In this text, Hannah Arendt speaks of the gratitude and obligation to the world that comes with receiving an honor. “The world,” she says, “lies between people, and this in-between – rather than (as is often thought) human beings or even the human – is today the object of the greatest concern and the most obvious upheaval in almost all the countries on earth.” [2]
How eerily apt her words still seem. Is friendship [3] something we need to hold on to especially in these times? Always in dark times? It, too, lies between people. Is it perhaps a possibility from which the imagination can draw its hope for a different world? In small ways and in big ways? How would you see this connection between (literary) imagination, the world, and friendship? If it exists… And how would you define general and comparative literature in this context?
ACHIM GEISENHANSLÜKE: Friendship – a central concept already in Aristotle. In rhetoric, he distinguishes between love and friendship: love means wishing the other what is considered good, friendship means loving and being loved in return. There is a moment of reciprocity, which leads Aristotle to value friendship more highly than love. Reciprocity then also means equality, but equality among men: women, children, and slaves have no part in it. This is different in Foucault. Foucault’s Friendship as a Way of Life (1981) was an important text, especially in the context of debates about sexuality and the recognition of homosexuality: loving and being loved between same-sex relationships made it clear that equality must be extended beyond a dusty concept of cis-normative sexuality.
Now, philia in philology and philosophy can also be interpreted as friendship, friendship or an affinity towards the word: being inclined towards the other, also in the form of writing, which readers also experience as a kind of encounter. For me, in the readings of Foucault and Nietzsche, Hegel and Hölderlin, or Kant and Freud, this was always of particular importance: the devotion to the other. I think Hannah Arendt captured this in a similar way in her reading of literature, from which she directed her gaze, so shaped by the word, onto the world, searching for and concerned about its reconfiguration.
At a time when democracy is in peril, I tend to think more about concepts such as equality. Democracy means equality for all, without exception.

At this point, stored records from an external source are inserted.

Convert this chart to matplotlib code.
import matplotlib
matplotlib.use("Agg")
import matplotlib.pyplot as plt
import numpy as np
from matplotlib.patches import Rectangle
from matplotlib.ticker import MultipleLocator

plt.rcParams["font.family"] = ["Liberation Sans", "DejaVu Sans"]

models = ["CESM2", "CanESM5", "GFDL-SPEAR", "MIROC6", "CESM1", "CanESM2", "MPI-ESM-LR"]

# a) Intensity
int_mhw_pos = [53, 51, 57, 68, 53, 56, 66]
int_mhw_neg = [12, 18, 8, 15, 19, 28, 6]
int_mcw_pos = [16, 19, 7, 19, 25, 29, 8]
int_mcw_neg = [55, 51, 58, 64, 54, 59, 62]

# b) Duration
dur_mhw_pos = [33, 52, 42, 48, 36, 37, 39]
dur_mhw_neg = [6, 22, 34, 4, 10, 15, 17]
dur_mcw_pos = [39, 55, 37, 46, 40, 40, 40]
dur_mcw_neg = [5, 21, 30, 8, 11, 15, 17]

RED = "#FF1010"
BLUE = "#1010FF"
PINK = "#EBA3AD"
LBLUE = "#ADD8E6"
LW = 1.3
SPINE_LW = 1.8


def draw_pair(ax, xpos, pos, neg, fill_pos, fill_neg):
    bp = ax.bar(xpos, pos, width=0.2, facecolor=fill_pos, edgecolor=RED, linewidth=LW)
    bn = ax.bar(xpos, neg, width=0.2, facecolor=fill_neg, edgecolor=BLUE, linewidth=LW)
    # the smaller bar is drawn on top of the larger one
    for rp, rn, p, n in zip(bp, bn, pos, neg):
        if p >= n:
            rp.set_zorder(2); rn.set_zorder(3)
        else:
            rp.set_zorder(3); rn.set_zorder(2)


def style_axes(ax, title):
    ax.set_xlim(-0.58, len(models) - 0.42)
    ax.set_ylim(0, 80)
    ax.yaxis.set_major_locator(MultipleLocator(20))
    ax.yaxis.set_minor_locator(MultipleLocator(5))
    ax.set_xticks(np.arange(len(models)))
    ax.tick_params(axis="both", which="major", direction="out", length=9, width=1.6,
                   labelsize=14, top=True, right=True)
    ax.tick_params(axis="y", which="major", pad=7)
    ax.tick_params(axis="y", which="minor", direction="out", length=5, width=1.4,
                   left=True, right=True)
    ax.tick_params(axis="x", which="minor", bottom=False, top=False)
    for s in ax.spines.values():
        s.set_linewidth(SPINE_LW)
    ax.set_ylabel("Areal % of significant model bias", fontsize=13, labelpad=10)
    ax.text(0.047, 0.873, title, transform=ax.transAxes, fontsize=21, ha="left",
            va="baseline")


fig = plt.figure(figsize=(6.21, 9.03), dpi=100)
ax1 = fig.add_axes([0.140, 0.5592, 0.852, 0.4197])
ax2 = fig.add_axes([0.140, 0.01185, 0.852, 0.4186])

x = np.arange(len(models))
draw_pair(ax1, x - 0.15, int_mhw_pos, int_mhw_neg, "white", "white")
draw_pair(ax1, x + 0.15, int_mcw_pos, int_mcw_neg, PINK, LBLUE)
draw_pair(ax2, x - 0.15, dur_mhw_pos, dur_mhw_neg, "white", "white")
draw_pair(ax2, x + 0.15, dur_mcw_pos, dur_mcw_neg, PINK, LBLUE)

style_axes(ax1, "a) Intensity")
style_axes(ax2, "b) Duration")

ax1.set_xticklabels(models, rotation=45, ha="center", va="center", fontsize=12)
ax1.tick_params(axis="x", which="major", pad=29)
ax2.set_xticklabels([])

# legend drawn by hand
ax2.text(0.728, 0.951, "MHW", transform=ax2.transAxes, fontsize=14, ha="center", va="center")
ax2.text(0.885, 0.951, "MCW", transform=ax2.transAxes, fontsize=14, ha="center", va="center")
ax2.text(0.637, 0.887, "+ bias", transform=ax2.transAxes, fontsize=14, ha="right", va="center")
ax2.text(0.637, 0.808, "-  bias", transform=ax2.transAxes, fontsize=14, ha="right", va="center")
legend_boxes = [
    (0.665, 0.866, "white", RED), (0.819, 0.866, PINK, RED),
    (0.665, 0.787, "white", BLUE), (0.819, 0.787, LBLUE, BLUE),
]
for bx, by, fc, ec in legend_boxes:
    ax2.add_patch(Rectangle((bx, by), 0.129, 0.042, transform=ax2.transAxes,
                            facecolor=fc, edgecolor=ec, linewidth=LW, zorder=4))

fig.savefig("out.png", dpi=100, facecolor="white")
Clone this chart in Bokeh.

Freedom has always been the central concept of aesthetic programs since Kant, but what about equality, which is the second central concept of democracy?
What is the relationship between the political concept of equality and aesthetic questions?
This is something that interests me deeply at the moment: what we hold in common, not our differences, and the recognition of difference within a community. I would therefore like to add A Taste of Equality to The Taste of Freedom [4], one of my latest publications. I hope that will be feasible at some point. We are currently setting up a graduate program in Frankfurt on the theme of “Aesthetics of Democracy,” which would be the ideal venue for these discussions.
At the moment, it seems to be becoming increasingly important at universities to become more political, i.e., to think about democracy in particular, with all the uncertainties that this may entail. I think this would be an important movement, which also seems to be called for in Judith Butler’s contribution.
MARIAM POPAL: Freedom and equality, difference, equality—and aesthetics.
That sounds exciting—isn’t equality fundamental to freedom? General and comparative literature came into being in unequal, still dark times. Perhaps it even emerged from them, in a resistant and forward-looking way, in a sense perhaps a bit like performing Kafka’s above cited narrative and revealing its possibilities.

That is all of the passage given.